About the Play
Less than a hundred years ago, two million American children worked countless hours for as little 10 cents a day – their parents worked in coal mines and textile mills with no job security, few protections and no legal right to organize. Thankfully much has changed. One of the principal reasons was an Irish-American firebrand named Mother Jones.
Born in Ireland, Mother Jones survived the potato famine and after emigrating to the US, she lived through the Civil War and the great Chicago fire. Her personal life mirrored the tragedies about her. She lost not only her husband, but all four of her small children. Unable to save her own family she would dedicate her life to protecting and saving others.

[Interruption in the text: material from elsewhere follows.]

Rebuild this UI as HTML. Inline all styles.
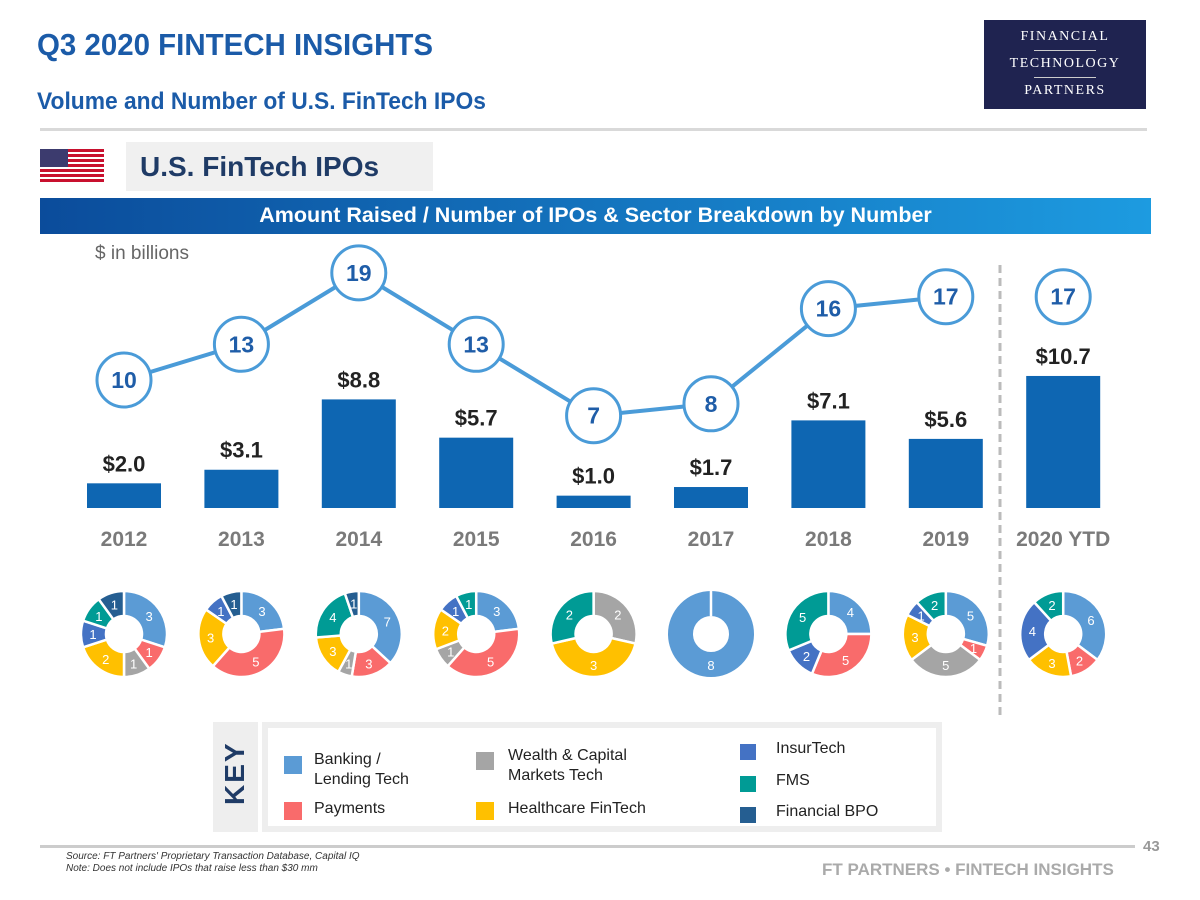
<!DOCTYPE html>
<html><head><meta charset="utf-8"><style>
body{margin:0;width:1200px;height:900px;background:#fff;font-family:"Liberation Sans",sans-serif;overflow:hidden;position:relative}
.abs{position:absolute}
</style></head><body>
<div class="abs" style="left:37px;top:27px;font-size:31px;font-weight:bold;color:#1B5BA8;transform:scaleX(0.95);transform-origin:left">Q3 2020 FINTECH INSIGHTS</div>
<div class="abs" style="left:37px;top:88px;font-size:24px;font-weight:bold;color:#1B5BA8;transform:scaleX(0.95);transform-origin:left">Volume and Number of U.S. FinTech IPOs</div>
<div class="abs" style="left:984px;top:20px;width:162px;height:89px;background:#1F2350;color:#fff;font-family:'Liberation Serif',serif;text-align:center;font-size:14px;letter-spacing:1.5px">
<div style="margin-top:9px">FINANCIAL</div><div style="width:62px;height:1px;background:#ccc;margin:5px auto"></div><div>TECHNOLOGY</div><div style="width:62px;height:1px;background:#ccc;margin:5px auto"></div><div>PARTNERS</div></div>
<div class="abs" style="left:40px;top:128px;width:1107px;height:3px;background:#d9d9d9"></div>
<div class="abs" style="left:40px;top:149px;width:64px;height:34px;background:repeating-linear-gradient(#C8102E 0 3px,#fff 3px 5px)"><div style="width:28px;height:18px;background:#3C3B6E"></div></div>
<div class="abs" style="left:126px;top:142px;width:307px;height:49px;background:#f0f0f0;font-size:28px;font-weight:bold;color:#1F3B66;line-height:49px;padding-left:14px;box-sizing:border-box">U.S. FinTech IPOs</div>
<div class="abs" style="left:40px;top:198px;width:1111px;height:36px;background:linear-gradient(90deg,#0B4C9B,#1D9BE0);color:#fff;font-weight:bold;font-size:21.5px;text-align:center;line-height:35px">Amount Raised / Number of IPOs &amp; Sector Breakdown by Number</div>
<div class="abs" style="left:95px;top:243px;font-size:19px;color:#666">$ in billions</div>
<svg class="abs" style="left:0;top:0" width="1200" height="900" id="chart"></svg>
<div class="abs" style="left:213px;top:722px;width:45px;height:110px;background:#eee"></div>
<div class="abs" style="left:210px;top:764px;width:50px;transform:rotate(-90deg);font-size:28px;font-weight:bold;color:#1F3B66;text-align:center;letter-spacing:2px">KEY</div>
<div class="abs" style="left:262px;top:722px;width:680px;height:110px;box-sizing:border-box;border:6px solid #eee;background:#fff;font-size:16px;color:#222">
<div class="abs" style="left:16px;top:22px"><span class="abs" style="left:0;top:6px;width:18px;height:18px;background:#5B9BD5"></span><div style="margin-left:30px;line-height:20px">Banking /<br>Lending Tech</div></div>
<div class="abs" style="left:16px;top:72px"><span class="abs" style="left:0;top:2px;width:18px;height:18px;background:#F96B6B"></span><div style="margin-left:30px">Payments</div></div>
<div class="abs" style="left:208px;top:18px"><span class="abs" style="left:0;top:6px;width:18px;height:18px;background:#A5A5A5"></span><div style="margin-left:32px;line-height:20px">Wealth &amp; Capital<br>Markets Tech</div></div>
<div class="abs" style="left:208px;top:72px"><span class="abs" style="left:0;top:2px;width:18px;height:18px;background:#FFC000"></span><div style="margin-left:32px">Healthcare FinTech</div></div>
<div class="abs" style="left:472px;top:12px"><span class="abs" style="left:0;top:4px;width:16px;height:16px;background:#4472C4"></span><div style="margin-left:36px">InsurTech</div></div>
<div class="abs" style="left:472px;top:44px"><span class="abs" style="left:0;top:4px;width:16px;height:16px;background:#009B95"></span><div style="margin-left:36px">FMS</div></div>
<div class="abs" style="left:472px;top:75px"><span class="abs" style="left:0;top:4px;width:16px;height:16px;background:#255E91"></span><div style="margin-left:36px">Financial BPO</div></div>
</div>
<div class="abs" style="left:40px;top:845px;width:1095px;height:3px;background:#ccc"></div>
<div class="abs" style="left:1143px;top:838px;font-size:15px;color:#999;font-weight:bold">43</div>
<div class="abs" style="left:66px;top:851px;font-size:10px;color:#333;font-style:italic;line-height:12px">Source: FT Partners' Proprietary Transaction Database, Capital IQ<br>Note: Does not include IPOs that raise less than $30 mm</div>
<div class="abs" style="left:822px;top:860px;font-size:17px;color:#aaa;font-weight:bold">FT PARTNERS • FINTECH INSIGHTS</div>
<script>
const years=["2012","2013","2014","2015","2016","2017","2018","2019","2020 YTD"];
const amounts=[2.0,3.1,8.8,5.7,1.0,1.7,7.1,5.6,10.7];
const counts=[10,13,19,13,7,8,16,17,17];
const sectorColors=["#5B9BD5","#F96B6B","#A5A5A5","#FFC000","#4472C4","#009B95","#255E91"];
const banking=[3,3,7,3,0,8,4,5,6];
const payments=[1,5,3,5,0,0,5,1,2];
const wealth=[1,0,1,1,2,0,0,5,0];
const healthcare=[2,3,3,2,3,0,0,3,3];
const insurtech=[1,1,0,1,0,0,2,1,4];
const fms=[1,0,4,1,2,0,5,2,2];
const bpo=[1,1,1,0,0,0,0,0,0];
const sectors=[banking,payments,wealth,healthcare,insurtech,fms,bpo];
const NS="http://www.w3.org/2000/svg",svg=document.getElementById('chart');
const xc=i=>124+i*117.4;
const yBar=v=>508-v*12.34;
const yCnt=n=>499-n*11.9;
function mk(t,a,p){const e=document.createElementNS(NS,t);for(const k in a)e.setAttribute(k,a[k]);(p||svg).appendChild(e);return e;}
const dv=mk('line',{x1:1000,y1:265,x2:1000,y2:718,stroke:'#bbb','stroke-width':3,'stroke-dasharray':'8,5'});


years.forEach((y,i)=>{
 const b=mk('rect',{x:xc(i)-37,y:yBar(amounts[i]),width:74,height:508-yBar(amounts[i]),fill:'#0E66B2'});
 
 
 const l=mk('text',{x:xc(i),y:yBar(amounts[i])-12,'text-anchor':'middle','font-size':22,'font-weight':'bold',fill:'#222'});
 l.textContent='$'+amounts[i].toFixed(1);
 
 
 const t=mk('text',{x:xc(i),y:546,'text-anchor':'middle','font-size':21,'font-weight':'bold',fill:'#7a7a7a'});
 t.textContent=y;
 
 
});
let pts=counts.slice(0,8).map((n,i)=>xc(i)+','+yCnt(n)).join(' ');
const pl=mk('polyline',{points:pts,fill:'none',stroke:'#4A9BD8','stroke-width':4});


counts.forEach((n,i)=>{
 const c=mk('circle',{cx:xc(i),cy:yCnt(n),r:27,fill:'#fff',stroke:'#4A9BD8','stroke-width':3});
 
 
 const t=mk('text',{x:xc(i),y:yCnt(n)+8,'text-anchor':'middle','font-size':23,'font-weight':'bold',fill:'#1F5DA8'});
 t.textContent=n;
 
 
});
years.forEach((y,i)=>{
 const cx=xc(i),cy=634,R=43,r=18;
 const vals=sectors.map(s=>s[i]);const tot=vals.reduce((a,b)=>a+b,0);
 let a0=0;
 vals.forEach((v,k)=>{
  if(!v)return;
  const a1=a0+v/tot*2*Math.PI;
  const P=(rad,a)=>[cx+rad*Math.sin(a),cy-rad*Math.cos(a)];
  let s;
  if(v===tot){
   s=mk('circle',{cx:cx,cy:cy,r:(R+r)/2,fill:'none',stroke:sectorColors[k],'stroke-width':R-r});
   mk('line',{x1:cx,y1:cy-R,x2:cx,y2:cy-r,stroke:'#fff','stroke-width':2.5});
  } else {
   const lg=(a1-a0)>Math.PI?1:0;const[p1,p2,p3,p4]=[P(R,a0),P(R,a1),P(r,a1),P(r,a0)];
   const d=`M${p1}A${R} ${R} 0 ${lg} 1 ${p2}L${p3}A${r} ${r} 0 ${lg} 0 ${p4}Z`;
   s=mk('path',{d:d,fill:sectorColors[k],stroke:'#fff','stroke-width':2.5});
  }
  
  
  const am=(a0+a1)/2,lp=P(31,v===tot?Math.PI:am);
  const t=mk('text',{x:lp[0],y:lp[1]+5,'text-anchor':'middle','font-size':13,fill:'#fff'});
  t.textContent=v;
  
  
  a0=a1;
 });
});
</script>
</body></html>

For fifty years she organized miners in West Virginia and Colorado, steelworkers in Pennsylvania and Ohio; she worked for rail workers, organized in the breweries and cotton mills. She became the face of the labor movement, crossing back and forth across America. She committed her life to workers and their families. When asked where she resided she responded "all over this country, wherever there is a good fight against wrong. My address is like my shoes; it travels with me." She spoke to sold out houses at Carnegie Hall, testified before Congress and met with four of our presidents.
Shortly after her death in 1930 Congress passed federal legislation protecting the rights of American workers. With a nation in crisis, labor on the ropes and the gap between rich and poor growing by the day – her words once again ring true and clear.
Mother Jones is brought to life by Obie Award winner, Kaiulani Lee. The play is drawn from Mother Jones's autobiography, her letters, speeches, interviews and transcripts.
About Mother Jones
Mother Jones was a voice we were never supposed to hear. She was old in a society fixated on youth, a woman in a society that honored men, poor in a society that revered wealth and an immigrant in a society that looked askance at those not native born. Mother Jones, one of the earliest woman organizers, worked tirelessly for 50 years, educating, agitating and organizing for the rights of workers and their families. She faced down guns and militias, was imprisoned time and again and spent months at a time in solitary confinement.
She was known as the miners' angel, the protector of children, and was denounced in the U. S. Senate as the most dangerous woman in America. Upton Sinclair said of her, "She had force, she had wit, but above all she had the fire of indignation. She was the walking wrath of God." She is remembered for her unflinching courage and her clarion voice that spoke to working people of their human rights and dignity.